Memory Layout

OpenVMM has to decide where every byte of guest physical address space goes: RAM, MMIO windows for emulated and PCIe devices, paravisor private memory, and architectural ranges like the LAPIC or GIC. This page describes how those decisions are made.

Compatibility surface

Guest physical addresses are part of the VM's compatibility contract. Guests remember device and RAM locations across hibernation, and saved VM state references them. Changing request order, placement class, or alignment can move guest addresses and break resume on existing VMs.

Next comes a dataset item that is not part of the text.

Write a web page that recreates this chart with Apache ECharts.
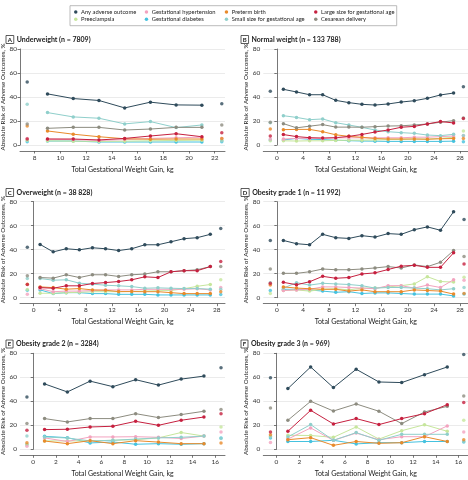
<!DOCTYPE html>
<html><head><meta charset="utf-8">
<script src="https://cdn.jsdelivr.net/npm/echarts@6/dist/echarts.min.js"></script>
<style>html,body{margin:0;padding:0;background:#fff}#c{width:468px;height:480px}</style>
</head><body><div id="c"></div>
<script>
// ---------- DATA (first and last entries are the unconnected end points) ----------
const seriesNames = ['Any adverse outcome','Gestational hypertension','Preterm birth','Large size for gestational age','Preeclampsia','Gestational diabetes','Small size for gestational age','Cesarean delivery'];

const A_x   = [7.42, 9, 11, 13, 15, 17, 19, 21, 22.55];
const A_any = [52.4, 42.6, 38.7, 37.1, 30.9, 35.7, 33.4, 33.2, 34.3];
const A_gh  = [5.5, 4.8, 4.5, 3.8, 4.5, 5.5, 6, 6.5, 5.5];
const A_ptb = [15.8, 11.7, 9, 6.9, 5.2, 4.8, 5, 5, 5.4];
const A_lga = [5, 5, 5, 4.2, 5.5, 7.5, 9.4, 6.9, 10.3];
const A_pe  = [4, 3.5, 3.2, 3, 3.2, 3.5, 3.8, 4, 4];
const A_gd  = [2.8, 3.3, 3.3, 2.5, 2.5, 2.5, 2.5, 2.5, 2.8];
const A_sga = [34, 27, 23.4, 22.3, 17.6, 19.5, 14.5, 16.7, 3.5];
const A_cs  = [17.5, 13.9, 14.7, 14.7, 12.5, 13.3, 14.7, 14.7, 16.7];
const A_ticks = [8, 10, 12, 14, 16, 18, 20, 22];

const B_x   = [-1, 1, 3, 5, 7, 9, 11, 13, 15, 17, 19, 21, 23, 25, 27, 28.5];
const B_any = [44.7, 46.4, 44.2, 41.9, 41.9, 37.2, 35.3, 33.9, 33.3, 34.2, 35.8, 36.9, 38.9, 41.7, 43.3, 48.6];
const B_gh  = [5, 5, 5.5, 5.5, 5.5, 6, 6, 6, 6, 6, 6, 6.5, 6.5, 7, 7.5, 7.8];
const B_ptb = [13.3, 12.8, 13, 13, 11.1, 8.5, 7.2, 6.4, 5.4, 5, 5, 5, 4.8, 5.2, 5.4, 5.5];
const B_lga = [7.5, 8.7, 7, 6.1, 5.8, 6.1, 7.2, 8.8, 10.8, 12.5, 14.8, 15.5, 17.6, 19.5, 18.4, 22];
const B_pe  = [3.5, 3.5, 3.3, 3.5, 3.5, 3.8, 4, 4, 4.2, 4.5, 4.5, 5, 5, 5.5, 6.5, 11.7];
const B_gd  = [4.2, 4.2, 5.5, 4.8, 4.5, 4, 3.6, 3.3, 3.2, 3, 3, 3, 3, 3, 3.2, 2.8];
const B_sga = [18.5, 24.4, 23, 21.1, 21.7, 18.6, 16.7, 14.7, 12.5, 11.1, 10.3, 9.7, 8.3, 7.8, 8.9, 8];
const B_cs  = [18.9, 17.8, 14.3, 15.7, 17, 14.9, 14.9, 14.8, 15.3, 15.8, 16, 16.7, 17.5, 19, 20.3, 22.5];
const B_ticks = [0, 4, 8, 12, 16, 20, 24, 28];

const C_x   = [-0.95, 1, 3, 5, 7, 9, 11, 13, 15, 17, 19, 21, 23, 25, 27, 28.6];
const C_any = [42.1, 44.4, 38.2, 40.8, 39.9, 41.6, 40.8, 39.3, 40.8, 44.1, 44.1, 46.6, 49.2, 50, 52.8, 57.6];
const C_gh  = [2.8, 7.5, 5, 5.5, 5.5, 6, 6.5, 6.5, 6.5, 7, 7, 7, 7, 7.5, 6.5, 8.4];
const C_ptb = [11.3, 9, 8.4, 7.1, 7.6, 6.5, 6.2, 5.1, 5.1, 5, 5, 4.2, 3.4, 3.4, 3.4, 5];
const C_lga = [11, 8.4, 7.9, 9.9, 9.9, 11.8, 12.6, 13.5, 14.9, 17.4, 16.8, 21.6, 22.5, 22.5, 25.9, 30.1];
const C_pe  = [6.8, 3.7, 3.7, 4.2, 4.5, 5, 5, 5, 5.2, 5.5, 5.8, 6, 7.5, 9.5, 11, 14.9];
const C_gd  = [6.2, 6.5, 3.4, 4.2, 4.2, 3.4, 3.4, 2.8, 2.8, 2.8, 2.3, 2.3, 2.3, 2.3, 2.3, 2.7];
const C_sga = [16, 16, 14.6, 14.9, 12.1, 11.3, 10.4, 9.9, 9.3, 7.9, 8.2, 7.9, 7.6, 7.6, 7.1, 7];
const C_cs  = [18.3, 16.8, 16.3, 19.1, 16.8, 19.1, 19.1, 17.7, 19.1, 19.7, 21.6, 21.6, 22.5, 23.3, 25.9, 25.9];
const C_ticks = [0, 4, 8, 12, 16, 20, 24, 28];

const D_x   = [-1, 1, 3, 5, 7, 9, 11, 13, 15, 17, 19, 21, 23, 25, 27, 28.6];
const D_any = [47.7, 47.7, 45, 44.1, 52.8, 50, 49.4, 51.7, 50.5, 53.4, 52.8, 56.7, 59, 56.2, 71.6, 65.2];
const D_gh  = [11, 6, 6.5, 7, 9, 9, 8.5, 8, 7.5, 10, 10, 8, 10.5, 8.5, 15, 14.5];
const D_ptb = [10.5, 9, 8, 7.5, 7, 7, 5.5, 6.5, 5, 5, 5, 6.5, 6, 5.5, 3, 3.5];
const D_lga = [12, 12.8, 10.8, 13.3, 17.8, 16.2, 16.8, 19.8, 20.7, 23.5, 26.3, 27, 25.3, 25.3, 37.4, 28];
const D_pe  = [3.5, 6, 6.5, 5.5, 7, 7.5, 6.5, 8, 8, 9, 10, 11.5, 17.5, 13.5, 13, 17];
const D_gd  = [6, 7, 7, 6.5, 5.5, 4.5, 5, 3.5, 4, 4, 3.5, 3, 3, 3, 1.5, 3];
const D_sga = [12.5, 8, 12.5, 10.5, 12, 11.5, 11, 10, 8, 8.5, 8.5, 8, 7.5, 6.5, 7.5, 8.5];
const D_cs  = [24, 20.3, 20.3, 21.6, 23.9, 23.3, 23.3, 23.9, 24.8, 25.9, 24.8, 27.3, 25.9, 29.5, 39.3, 34.3];
const D_ticks = [0, 4, 8, 12, 16, 20, 24, 28];

const E_x   = [-0.55, 1, 3, 5, 7, 9, 11, 13, 15, 16.5];
const E_any = [43.5, 54.5, 47.8, 56.8, 52.2, 58, 53.5, 58.5, 61, 68];
const E_gh  = [2.5, 9.5, 6.5, 10.3, 10.3, 10.5, 10, 9, 11, 14.4];
const E_ptb = [5.5, 6.9, 4.7, 7.2, 4.7, 7.2, 6, 4.7, 4.7, 5.3];
const E_lga = [15.8, 16.4, 16.7, 18.6, 19.2, 23.3, 20, 24.2, 26.9, 29.7];
const E_pe  = [4, 7, 7, 7, 7.5, 8, 9.5, 14, 11, 18.6];
const E_gd  = [3.9, 10.8, 9.7, 5.3, 6.1, 4.2, 4.7, 4.2, 4.7, 9.4];
const E_sga = [11.1, 10.3, 9.4, 7, 7.5, 8.5, 9.5, 10, 11, 9];
const E_cs  = [21.4, 25.6, 22.8, 25.6, 25.6, 29.7, 26.4, 28.9, 31.7, 33.1];
const E_ticks = [0, 2, 4, 6, 8, 10, 12, 14, 16];

const F_x   = [-0.53, 1, 3, 5, 7, 9, 11, 13, 15, 16.45];
const F_any = [59.7, 50.6, 68.6, 51.4, 66.7, 56.1, 55.6, 62.2, 68.6, 78.9];
const F_gh  = [5.6, 8.5, 17.8, 7.5, 13.5, 8, 10.5, 10.5, 19.5, 14.4];
const F_ptb = [12.2, 8, 9.7, 3.3, 6.5, 5, 5.5, 10.5, 6.5, 8];
const F_lga = [14.4, 15, 32.5, 21.1, 25.6, 20.6, 25.6, 29.7, 37.2, 38.9];
const F_pe  = [11, 11.7, 11.5, 10, 18.6, 8.5, 15.5, 20.5, 15, 24.2];
const F_gd  = [9.5, 6.5, 6.5, 7.5, 4.5, 5.5, 5.5, 6.5, 6.5, 6];
const F_sga = [10.5, 10.3, 20.6, 7.5, 13.9, 7.5, 12.5, 12.5, 12.5, 6.5];
const F_cs  = [34.4, 24.2, 40, 31.9, 37.8, 31.7, 21.4, 31.1, 35.8, 44.4];
const F_ticks = [0, 2, 4, 6, 8, 10, 12, 14, 16];

const yTicksMax = 80;
const panelTitles = ['Underweight (n = 7809)','Normal weight (n = 133 788)','Overweight (n = 38 828)','Obesity grade 1 (n = 11 992)','Obesity grade 2 (n = 3284)','Obesity grade 3 (n = 969)'];
const panelLetters = ['A','B','C','D','E','F'];

// ---------- STYLE / LAYOUT ----------
const colors = ['#2f4b5b','#f3a3bf','#e98a2b','#c6203f','#c6e69c','#45c2df','#8fcfcb','#8d8c80'];
const FONT = '"Liberation Sans Narrow", Lato, "Liberation Sans", sans-serif';
const panels = [
  {x:A_x, d:[A_any,A_gh,A_ptb,A_lga,A_pe,A_gd,A_sga,A_cs], ticks:A_ticks, min:6.86, max:22.8},
  {x:B_x, d:[B_any,B_gh,B_ptb,B_lga,B_pe,B_gd,B_sga,B_cs], ticks:B_ticks, min:-2.07, max:29.25},
  {x:C_x, d:[C_any,C_gh,C_ptb,C_lga,C_pe,C_gd,C_sga,C_cs], ticks:C_ticks, min:-2.07, max:29.25},
  {x:D_x, d:[D_any,D_gh,D_ptb,D_lga,D_pe,D_gd,D_sga,D_cs], ticks:D_ticks, min:-2.07, max:29.25},
  {x:E_x, d:[E_any,E_gh,E_ptb,E_lga,E_pe,E_gd,E_sga,E_cs], ticks:E_ticks, min:-1.16, max:16.85},
  {x:F_x, d:[F_any,F_gh,F_ptb,F_lga,F_pe,F_gd,F_sga,F_cs], ticks:F_ticks, min:-1.16, max:16.85}
];
const colLeft = [20, 263.3], colWidth = 205;
const rowTop = [49, 201.7, 353.3], rowHeight = 96;
const titleTop = [30.5, 183.5, 335];
const titleLeft = [1, 236];
const drawOrder = [5, 4, 1, 6, 2, 7, 3, 0];

const grid = [], xAxis = [], yAxis = [], series = [], title = [];
panels.forEach((p, i) => {
  const col = i % 2, row = Math.floor(i / 2);
  grid.push({left: colLeft[col], top: rowTop[row], width: colWidth, height: rowHeight, containLabel: false, outerBoundsMode: 'none'});
  xAxis.push({
    type: 'value', gridIndex: i, min: p.min, max: p.max, offset: 6,
    name: 'Total Gestational Weight Gain, kg', nameLocation: 'middle', nameGap: 15,
    nameTextStyle: {fontSize: 7, color: '#222', fontFamily: FONT},
    axisLine: {show: true, onZero: false, lineStyle: {color: '#555', width: 0.8}},
    axisTick: {show: true, length: 2.5, customValues: p.ticks, lineStyle: {color: '#555', width: 0.8}},
    axisLabel: {fontSize: 6.5, color: '#333', margin: 3, customValues: p.ticks, fontFamily: FONT},
    splitLine: {show: false}
  });
  yAxis.push({
    type: 'value', gridIndex: i, min: 0, max: yTicksMax, interval: 20,
    name: 'Absolute Risk of Adverse Outcomes, %', nameLocation: 'middle', nameGap: 14.5,
    nameTextStyle: {fontSize: 6.3, color: '#222', fontFamily: FONT},
    axisLine: {show: true, lineStyle: {color: '#555', width: 0.8}},
    axisTick: {show: true, length: 2.5, lineStyle: {color: '#555', width: 0.8}},
    axisLabel: {fontSize: 6.5, color: '#333', margin: 3, fontFamily: FONT},
    splitLine: {show: true, lineStyle: {color: '#e6e6e6', width: 0.8}}
  });
  title.push({
    left: titleLeft[col], top: titleTop[row],
    text: '{box|' + panelLetters[i] + '}{t|' + panelTitles[i] + '}',
    textStyle: {rich: {
      box: {fontSize: 6, fontWeight: 'bold', color: '#222', borderColor: '#333', borderWidth: 0.8, padding: [1.5, 1.8, 0.5, 1.8], fontFamily: FONT},
      t: {fontSize: 7, color: '#222', padding: [0, 0, 0, 3], fontFamily: FONT}
    }}
  });
  drawOrder.forEach(k => {
    const vals = p.d[k], xs = p.x, n = xs.length;
    const line = [];
    for (let j = 1; j < n - 1; j++) line.push([xs[j], vals[j]]);
    series.push({
      type: 'line', name: seriesNames[k], xAxisIndex: i, yAxisIndex: i, data: line,
      symbol: 'circle', symbolSize: 3.5, showSymbol: true,
      lineStyle: {color: colors[k], width: 1}, itemStyle: {color: colors[k]},
      emphasis: {disabled: true}, z: 2
    });
    series.push({
      type: 'scatter', name: seriesNames[k], xAxisIndex: i, yAxisIndex: i,
      data: [[xs[0], vals[0]], [xs[n - 1], vals[n - 1]]],
      symbol: 'circle', symbolSize: 3.5, itemStyle: {color: colors[k]},
      emphasis: {disabled: true}, z: 2
    });
  });
});

// legend: 4 columns x 2 rows
const legendOrder = [0, 1, 2, 3, 4, 5, 6, 7];
const legendCols = [74, 144.7, 224.7, 314];
const legendRows = [9, 16.3];
const legend = legendOrder.map((k, idx) => ({
  data: [seriesNames[k]], left: legendCols[idx % 4], top: legendRows[Math.floor(idx / 4)],
  icon: 'circle', itemWidth: 3.5, itemHeight: 3.5, padding: 0, itemGap: 0,
  selectedMode: false,
  textStyle: {fontSize: 5.8, color: '#222', fontFamily: FONT, padding: [0, 0, 0, -1.5]}
}));

const chart = echarts.init(document.getElementById('c'), null, {renderer: 'canvas'});
chart.setOption({
  animation: false,
  backgroundColor: '#fff',
  textStyle: {fontFamily: FONT},
  color: colors,
  title, legend, grid, xAxis, yAxis, series,
  graphic: [{type: 'rect', shape: {x: 70, y: 5.7, width: 326.7, height: 20}, style: {fill: 'none', stroke: '#aaa', lineWidth: 0.8}, silent: true}]
});
</script></body></html>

Treat layout policy changes like VM ABI changes: a new default may be fine for new VMs, but existing persisted configuration must continue to resolve to the same guest physical addresses.

Two pieces

Layout resolution is split into two pieces that you should think about separately:

A pure address-space allocator in vm_topology::layout. It knows nothing about chipsets, firmware, VTLs, PCI, or the host. Callers describe what they need in terms of ranges, sizes, alignments, and a placement class, and the allocator returns deterministic guest physical addresses.
A worker resolver in openvmm_core::worker::memory_layout. This is where OpenVMM's policy lives: which platform ranges are pinned, what alignments NUMA nodes get, how PCIe ECAM is sized, and so on. The resolver describes the VM to the allocator, runs it, and builds the resulting MemoryLayout that the rest of the VM worker uses to look up RAM, MMIO, PCI ECAM, and PCI MMIO ranges.

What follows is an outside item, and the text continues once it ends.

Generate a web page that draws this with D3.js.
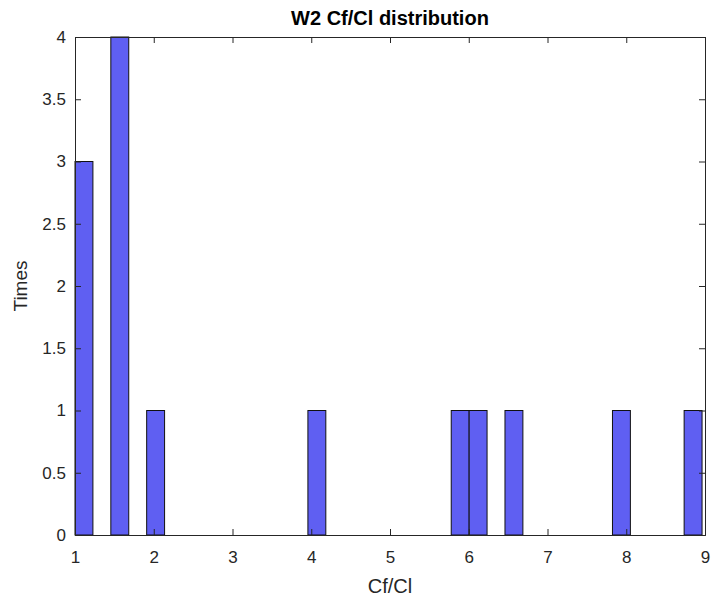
<!DOCTYPE html>
<html>
<head>
<meta charset="utf-8">
<script src="https://cdn.jsdelivr.net/npm/d3@7"></script>
<style>
  body { margin: 0; background: #fff; }
  svg { font-family: "Liberation Sans", Arial, sans-serif; }
</style>
</head>
<body>
<svg id="chart" width="711" height="603"></svg>
<script>
// histogram bins (left edge of each non-empty bin)
const binWidth = 0.2275;
const binStarts = [1.0, 1.455, 1.91, 3.9575, 5.7775, 6.005, 6.46, 7.825, 8.735];
const binCounts = [3, 4, 1, 1, 1, 1, 1, 1, 1];
const xTicks = [1, 2, 3, 4, 5, 6, 7, 8, 9];
const yTicks = [0, 0.5, 1, 1.5, 2, 2.5, 3, 3.5, 4];

const plotL = 75, plotR = 705, plotT = 37, plotB = 535;
const svg = d3.select('#chart');

const x = d3.scaleLinear().domain([1, 9]).range([plotL, plotR]);
const y = d3.scaleLinear().domain([0, 4]).range([plotB, plotT]);

// bars
svg.selectAll('rect.bar')
  .data(binStarts.map((s, i) => ({ start: s, count: binCounts[i] })))
  .join('rect')
  .attr('class', 'bar')
  .attr('x', d => x(d.start))
  .attr('y', d => y(d.count))
  .attr('width', d => x(d.start + binWidth) - x(d.start))
  .attr('height', d => y(0) - y(d.count))
  .attr('fill', '#5f5ff2')
  .attr('stroke', '#111')
  .attr('stroke-width', 1);

// axes (ticks pointing inward, box all round)
const tickCol = '#262626';
const axB = svg.append('g').attr('transform', `translate(0,${plotB})`)
  .call(d3.axisBottom(x).tickValues(xTicks).tickSize(-6).tickPadding(16).tickFormat(d3.format('d')));
const axT = svg.append('g').attr('transform', `translate(0,${plotT})`)
  .call(d3.axisTop(x).tickValues(xTicks).tickSize(-6).tickFormat(''));
const axL = svg.append('g').attr('transform', `translate(${plotL},0)`)
  .call(d3.axisLeft(y).tickValues(yTicks).tickSize(-6).tickPadding(9).tickFormat(d => d));
const axR = svg.append('g').attr('transform', `translate(${plotR},0)`)
  .call(d3.axisRight(y).tickValues(yTicks).tickSize(-6).tickFormat(''));

[axB, axT, axL, axR].forEach(g => {
  g.selectAll('path.domain').attr('stroke', tickCol).attr('stroke-width', 1);
  g.selectAll('line').attr('stroke', tickCol);
  g.selectAll('text').attr('fill', tickCol).style('font-size', '17px');
});

// titles
svg.append('text')
  .attr('x', (plotL + plotR) / 2).attr('y', 25)
  .attr('text-anchor', 'middle')
  .style('font-size', '20px').style('font-weight', 'bold')
  .attr('fill', '#000')
  .text('W2 Cf/Cl distribution');

svg.append('text')
  .attr('x', (plotL + plotR) / 2).attr('y', 593)
  .attr('text-anchor', 'middle')
  .style('font-size', '20px')
  .attr('fill', tickCol)
  .text('Cf/Cl');

svg.append('text')
  .attr('transform', `translate(27,${(plotT + plotB) / 2}) rotate(-90)`)
  .attr('text-anchor', 'middle')
  .style('font-size', '19px')
  .attr('fill', tickCol)
  .text('Times');
</script>
</body>
</html>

Keeping the allocator policy-free means its behavior can be exhaustively tested in isolation, and the worker can be reasoned about as a list of requests that fully describes the VM.

The allocator

LayoutBuilder accepts four kinds of input:

Input	Purpose
`reserve(range)`	Block allocation at this address but do not include it in the layout top.
`fixed(range)`	A range whose address is already decided. Blocks allocation and counts as part of the layout.
`ram(size, alignment)`	Ordinary guest RAM. The only request type that may be split across multiple extents.
`request(size, alignment, placement)`	A single contiguous range, placed dynamically. The `placement` chooses one of three phases below.

reserve and fixed differ only in how they affect the layout top — the address one past the highest guest-visible byte. fixed ranges raise it; reserve ranges do not. This matters because the layout top determines where post-MMIO requests (such as paravisor private memory) start: a reserved hole high up in the address space should not push them even higher.

When allocate() runs, it processes requests in a fixed phase order. Each phase pulls from whatever address space the earlier phases left free:

Reserved ranges are removed from the free space.
Fixed ranges are removed from the free space.
Placement::Mmio32 requests are packed top down below 4 GiB, so RAM can start at GPA 0 and grow upward through the lowest free space.
RAM requests are placed bottom up, in caller order, splitting around any holes left by the earlier phases. The first request starts at GPA 0; each subsequent request starts at or above the highest address used by previous RAM requests, so later requests never backfill fragments earlier ones skipped. RAM is the only splittable kind.
Placement::Mmio64 requests are packed bottom up starting at the end of RAM. This makes the layout top a function of requested topology rather than a precomputed high MMIO bucket size.
Placement::PostMmio requests are placed after everything else (excluding reserved ranges from the "everything else"). They are for ranges that should not affect the guest-visible top of memory.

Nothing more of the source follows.